-- START Stored records --
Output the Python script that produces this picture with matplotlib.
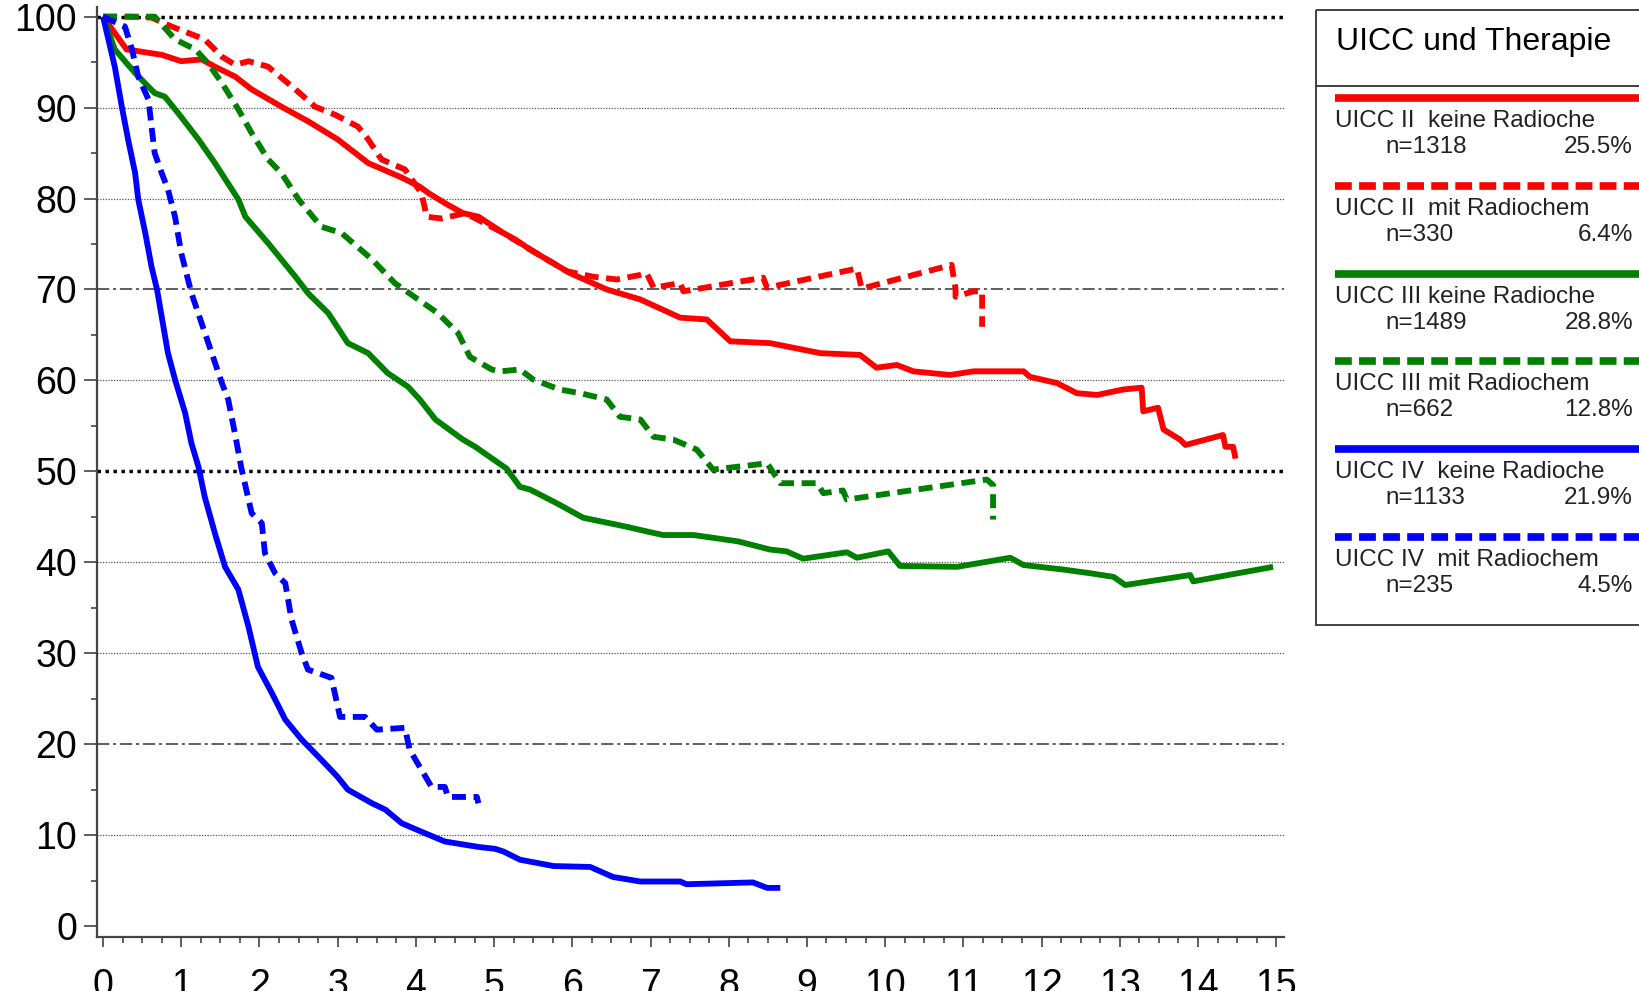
import numpy as np
import matplotlib
matplotlib.use("Agg")
import matplotlib.pyplot as plt
from matplotlib.patches import Rectangle

plt.rcParams['font.family'] = ['Liberation Sans', 'DejaVu Sans']

# -------------------------------
# Daten: Überleben (%) über Jahre
# -------------------------------

# UICC II keine Radiochemo
t_ii_keine = [0, 0.3, 0.75, 1.0, 1.26, 1.43, 1.69, 1.90, 2.28, 2.62, 3.0, 3.39, 3.82, 4.05,
              4.16, 4.41, 4.6, 4.8, 5.12, 5.27, 5.46, 5.97, 6.44, 6.87, 7.38, 7.72, 8.02,
              8.53, 9.17, 9.68, 9.89, 10.15, 10.36, 10.83, 11.13, 11.77, 11.85, 12.2,
              12.45, 12.71, 13.04, 13.28, 13.30, 13.49, 13.56, 13.77, 13.84, 14.32,
              14.35, 14.45, 14.48]
s_ii_keine = [100, 96.4, 95.8, 95.1, 95.3, 94.5, 93.4, 92.0, 90.1, 88.5, 86.5, 83.9, 82.3, 81.3,
              80.6, 79.3, 78.4, 78.0, 76.2, 75.5, 74.4, 71.8, 70.0, 68.9, 66.9, 66.7, 64.3,
              64.1, 63.0, 62.8, 61.4, 61.7, 61.0, 60.6, 61.0, 61.0, 60.4, 59.7,
              58.6, 58.4, 59.0, 59.2, 56.6, 57.0, 54.6, 53.5, 52.9, 54.0,
              52.7, 52.7, 51.4]

# UICC II mit Radiochemo
t_ii_mit = [0, 0.32, 0.62, 0.88, 1.09, 1.30, 1.52, 1.69, 1.86, 2.11, 2.46, 2.71, 2.97, 3.26,
            3.39, 3.56, 3.86, 4.07, 4.14, 4.33, 4.63, 5.12, 5.46, 5.93, 6.27, 6.57, 6.87,
            6.95, 7.04, 7.38, 7.42, 8.44, 8.49, 9.64, 9.70, 10.85, 10.90, 10.90, 11.13,
            11.24, 11.24]
s_ii_mit = [100, 100, 99.9, 98.9, 98.2, 97.5, 95.6, 94.7, 95.1, 94.5, 92.0, 90.1, 89.2, 87.9,
            86.5, 84.3, 83.2, 80.6, 78.0, 77.8, 78.4, 76.2, 74.4, 72.0, 71.4, 71.1, 71.6,
            71.8, 70.2, 70.7, 69.8, 71.3, 70.2, 72.3, 70.1, 72.7, 70.1, 69.2, 69.8,
            69.8, 65.9]

# UICC III keine Radiochemo
t_iii_keine = [0, 0.15, 0.41, 0.66, 0.79, 0.96, 1.22, 1.43, 1.73, 1.82, 2.11, 2.46, 2.62, 2.88,
               3.13, 3.39, 3.64, 3.90, 4.05, 4.25, 4.60, 4.76, 5.16, 5.33, 5.46, 5.80, 6.14,
               6.70, 6.95, 7.16, 7.55, 8.12, 8.53, 8.74, 8.95, 9.51, 9.64, 10.04, 10.19,
               10.92, 11.6, 11.77, 12.28, 12.62, 12.92, 13.07, 13.90, 13.94, 14.96]
s_iii_keine = [100, 96.4, 93.8, 91.6, 91.2, 89.4, 86.5, 83.9, 79.9, 78.0, 75.1, 71.4, 69.6, 67.4,
               64.1, 63.0, 60.8, 59.3, 57.9, 55.7, 53.5, 52.7, 50.3, 48.3, 48.0, 46.5, 44.9,
               43.9, 43.4, 43.0, 43.0, 42.3, 41.4, 41.2, 40.4, 41.1, 40.5, 41.2, 39.6,
               39.5, 40.5, 39.7, 39.2, 38.8, 38.4, 37.5, 38.6, 37.9, 39.5]

# UICC III mit Radiochemo
t_iii_mit = [0, 0.66, 0.92, 1.18, 1.34, 1.52, 1.73, 1.90, 2.11, 2.28, 2.50, 2.79, 3.05, 3.44,
             3.73, 4.03, 4.28, 4.54, 4.69, 4.97, 5.08, 5.33, 5.50, 5.84, 6.10, 6.44, 6.61,
             6.87, 7.04, 7.29, 7.59, 7.80, 8.31, 8.49, 8.66, 9.13, 9.21, 9.46, 9.51, 11.30,
             11.38, 11.38]
s_iii_mit = [100, 100, 97.5, 96.4, 94.9, 92.7, 89.8, 87.2, 84.3, 82.8, 79.9, 76.9, 76.2, 73.3,
             70.7, 68.9, 67.4, 65.2, 62.6, 61.2, 61.0, 61.2, 60.1, 59.0, 58.6, 57.9, 56.0,
             55.7, 53.8, 53.5, 52.4, 50.2, 50.7, 50.9, 48.7, 48.7, 47.6, 47.9, 46.9, 49.1,
             48.5, 44.7]

# UICC IV keine Radiochemo
t_iv_keine = [0, 0.15, 0.24, 0.32, 0.41, 0.45, 0.54, 0.62, 0.69, 0.75, 0.83, 0.92, 1.05, 1.13,
              1.22, 1.30, 1.43, 1.56, 1.73, 1.86, 1.98, 2.16, 2.33, 2.54, 2.79, 3.0, 3.13,
              3.44, 3.61, 3.82, 4.12, 4.37, 4.80, 5.01, 5.12, 5.33, 5.76, 6.23, 6.52, 6.87,
              7.38, 7.46, 8.31, 8.49, 8.66]
s_iv_keine = [100, 94.5, 90.1, 86.5, 82.8, 79.9, 76.2, 72.5, 70.0, 67.0, 63.0, 60.1, 56.4, 53.1,
              50.5, 47.2, 43.2, 39.5, 37.0, 32.9, 28.5, 25.6, 22.7, 20.5, 18.3, 16.4, 15.0,
              13.5, 12.8, 11.3, 10.2, 9.3, 8.7, 8.5, 8.2, 7.3, 6.6, 6.5, 5.4, 4.9,
              4.9, 4.6, 4.8, 4.2, 4.2]

# UICC IV mit Radiochemo
t_iv_mit = [0, 0.28, 0.37, 0.45, 0.58, 0.62, 0.66, 0.75, 0.83, 0.92, 1.0, 1.13, 1.26, 1.39,
            1.52, 1.60, 1.69, 1.77, 1.90, 2.03, 2.07, 2.20, 2.33, 2.41, 2.54, 2.62, 2.92,
            3.03, 3.35, 3.50, 3.86, 3.92, 4.05, 4.20, 4.37, 4.41, 4.78, 4.80]
s_iv_mit = [100, 98.9, 96.4, 93.4, 90.9, 87.9, 85.0, 82.8, 81.0, 78.0, 74.0, 69.6, 66.3, 63.0,
            59.7, 57.9, 54.0, 50.3, 45.4, 44.3, 41.0, 38.8, 37.7, 33.7, 30.0, 28.2, 27.3,
            23.0, 23.0, 21.6, 21.8, 19.4, 17.5, 15.3, 15.3, 14.2, 14.2, 13.5]

legende_titel = "UICC und Therapie"
legende_text = ["UICC II  keine Radioche", "UICC II  mit Radiochem",
                "UICC III keine Radioche", "UICC III mit Radiochem",
                "UICC IV  keine Radioche", "UICC IV  mit Radiochem"]
legende_n = [1318, 330, 1489, 662, 1133, 235]
legende_pct = ["25.5%", "6.4%", "28.8%", "12.8%", "21.9%", "4.5%"]

# Hilfslinien
linien_dick = [100, 50]
linien_strichpunkt = [70, 20]
linien_fein = [90, 80, 60, 40, 30, 10]

# -------------------------------
# Grafik
# -------------------------------

fig = plt.figure(figsize=(16.39, 9.91), dpi=100)
ax = fig.add_axes([0.0592, 0.0545, 0.7242, 0.9388])

for y in linien_dick:
    ax.axhline(y, color='black', lw=2.5, linestyle=(0, (1, 1.3)), zorder=1)
for y in linien_strichpunkt:
    ax.axhline(y, color='#333333', lw=1.1, linestyle=(0, (8, 2.5, 2, 2.5)), zorder=1)
for y in linien_fein:
    ax.axhline(y, color='#555555', lw=0.9, linestyle=(0, (1, 1.2)), zorder=1)

strich = (2.4, 1.3)
lw = 4.2
kurven = [
    (t_ii_keine, s_ii_keine, 'red', None),
    (t_ii_mit, s_ii_mit, 'red', strich),
    (t_iii_keine, s_iii_keine, 'green', None),
    (t_iii_mit, s_iii_mit, 'green', strich),
    (t_iv_keine, s_iv_keine, 'blue', None),
    (t_iv_mit, s_iv_mit, 'blue', strich),
]
for t, s, farbe, dash in kurven:
    line, = ax.plot(t, s, color=farbe, lw=lw, zorder=3, clip_on=False,
                    solid_joinstyle='round', solid_capstyle='butt')
    if dash:
        line.set_dashes(dash)

ax.set_xlim(-0.077, 15.1)
ax.set_ylim(-1.2, 101.1)

ax.set_xticks(np.arange(0, 16, 1))
ax.set_xticks(np.arange(0, 15.01, 0.25), minor=True)
ax.set_yticks(np.arange(0, 101, 10))
ax.set_yticks(np.arange(0, 101, 5), minor=True)

ax.tick_params(axis='both', which='both', direction='out', color='#333333', width=1.1)
ax.tick_params(axis='x', which='major', length=7.5, pad=15, labelsize=27)
ax.tick_params(axis='x', which='minor', length=4.3)
ax.tick_params(axis='y', which='major', length=9.5, pad=5, labelsize=27)
ax.tick_params(axis='y', which='minor', length=4.3)

for seite in ['top', 'right']:
    ax.spines[seite].set_visible(False)
for seite in ['left', 'bottom']:
    ax.spines[seite].set_color('#444444')
    ax.spines[seite].set_linewidth(1.6)

# -------------------------------
# Legende (in Pixelkoordinaten)
# -------------------------------

lax = fig.add_axes([0, 0, 1, 1])
lax.set_xlim(0, 1639)
lax.set_ylim(991, 0)
lax.axis('off')

lax.add_patch(Rectangle((1316, 10), 400, 615, fill=False, ec='#333333', lw=1.3))
lax.plot([1316, 1639], [86, 86], color='#333333', lw=1.3)
lax.text(1336, 42, legende_titel, fontsize=23, va='center', ha='left')

farben = ['red', 'red', 'green', 'green', 'blue', 'blue']
for i in range(6):
    y0 = 98 + i * 87.8
    l, = lax.plot([1335, 1639], [y0, y0], color=farben[i], lw=5.5, solid_capstyle='butt')
    if i % 2 == 1:
        l.set_dashes((2.2, 0.95))
    lax.text(1335, y0 + 23, legende_text[i], fontsize=17.5, va='center', ha='left',
             color='#222222')
    lax.text(1385, y0 + 49, f"n={legende_n[i]}", fontsize=17.5, va='center', ha='left',
             color='#222222')
    lax.text(1633, y0 + 49, legende_pct[i], fontsize=17.5, va='center', ha='right',
             color='#222222')

fig.savefig("out.png", dpi=100)
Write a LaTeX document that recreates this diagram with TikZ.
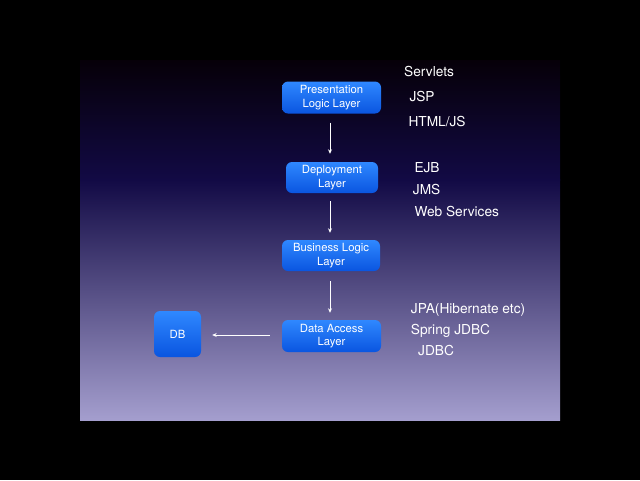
-- END Stored records --
Job - Pull out all lines containing "with".

Exercise output -
Output the Python script that produces this picture with matplotlib.
Write a LaTeX document that recreates this diagram with TikZ.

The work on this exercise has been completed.